The anticipated plebiscite, slated for the autumn of 2026, would be followed by a possible second referendum in early 2027, a timetable that compresses what would traditionally be a protracted legal and constitutional deliberation into a period scarcely sufficient for the federal courts, the Supreme Court of Canada, and the intergovernmental negotiation teams to render comprehensive opinions, thereby risking procedural shortcuts.
Should the provincial electorate endorse the notion of secession, the immediate policy implications would include the renegotiation of inter‑provincial trade agreements, the reallocation of federal transfer payments, and the potential emergence of a duplicate regulatory framework governing the extraction, processing, and export of crude oil—a scenario that would likely trigger a cascade of insurance, financing, and export‑license reconsiderations by multinational institutions.
Public opinion polls released by the Edmonton Institute of Public Affairs indicate a modest but growing support for autonomy, yet the federal government’s latest Gallup‑style survey suggests that a majority of Canadians across the nation remain steadfastly opposed to any alteration of the federation’s territorial integrity, underscoring a disjunction between regional aspirations and national sentiment that may prove decisive in forthcoming votes.
Indian readers, whose own federal structure contends with multiple linguistic and cultural constituencies, may discern in Alberta’s moment a cautionary illustration of how economic centrality does not automatically translate into political cohesion when federal fiscal arrangements are perceived as inequitable, a lesson that resonates beyond the North American continent.
The episode also exposes a diplomatic contradiction inherent in Canada’s external posture: while championing multilateral climate commitments at recent COP gatherings and presenting itself as a beacon of liberal democracy, it simultaneously struggles to reconcile its domestic energy agenda with provincial autonomy, a tension that offers foreign powers an opportunity to leverage the discord for geopolitical advantage.
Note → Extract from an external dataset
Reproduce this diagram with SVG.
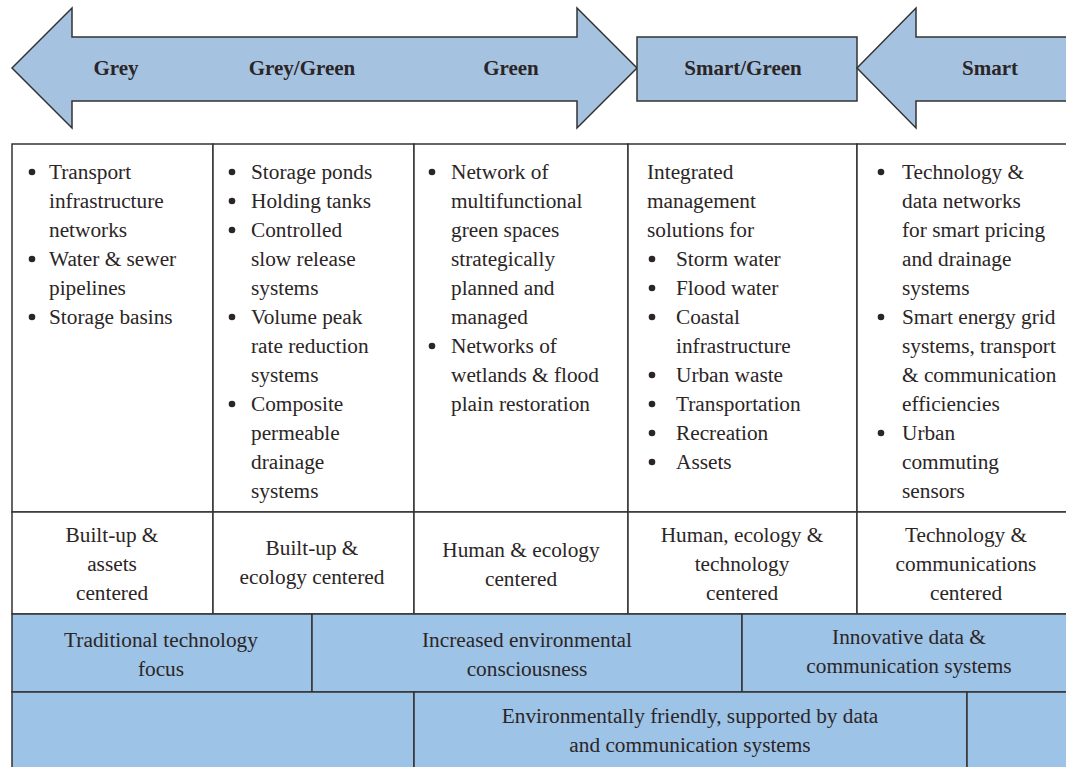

The provincial government’s claim that the federal administration has overstepped its constitutional jurisdiction by imposing carbon‑pricing mechanisms is juxtaposed against the latter’s assertion that such measures are exercised under the national power to regulate trade and commerce, a legal dichotomy that will likely be examined in depth by constitutional scholars and may set a precedent for future intergovernmental disputes.
Given the intricate tapestry of constitutional law, fiscal interdependence, and international diplomatic precedent, one must ask whether the Canadian Constitution, drafted in an era devoid of modern resource‑based economies, possesses sufficient clarity to adjudicate a province’s unilateral bid for secession without succumbing to judicial activism, and whether the prevailing mechanisms for intergovernmental dispute resolution can withstand the pressure of a public plebiscite that simultaneously functions as a political tool and a legal catalyst.
Furthermore, one may ponder whether the promises of fiscal equity embedded in Canada’s equalization payments scheme, when contrasted with Alberta’s outsized contribution to national GDP, constitute a breach of the tacit social contract that undergirds the federation, thereby granting the province a legitimate moral basis for seeking independence, and whether the spectre of international economic sanctions or the withdrawal of foreign direct investment, particularly from nations such as India, could paradoxically coerce the federal centre into conceding greater autonomy to avert fiscal catastrophe.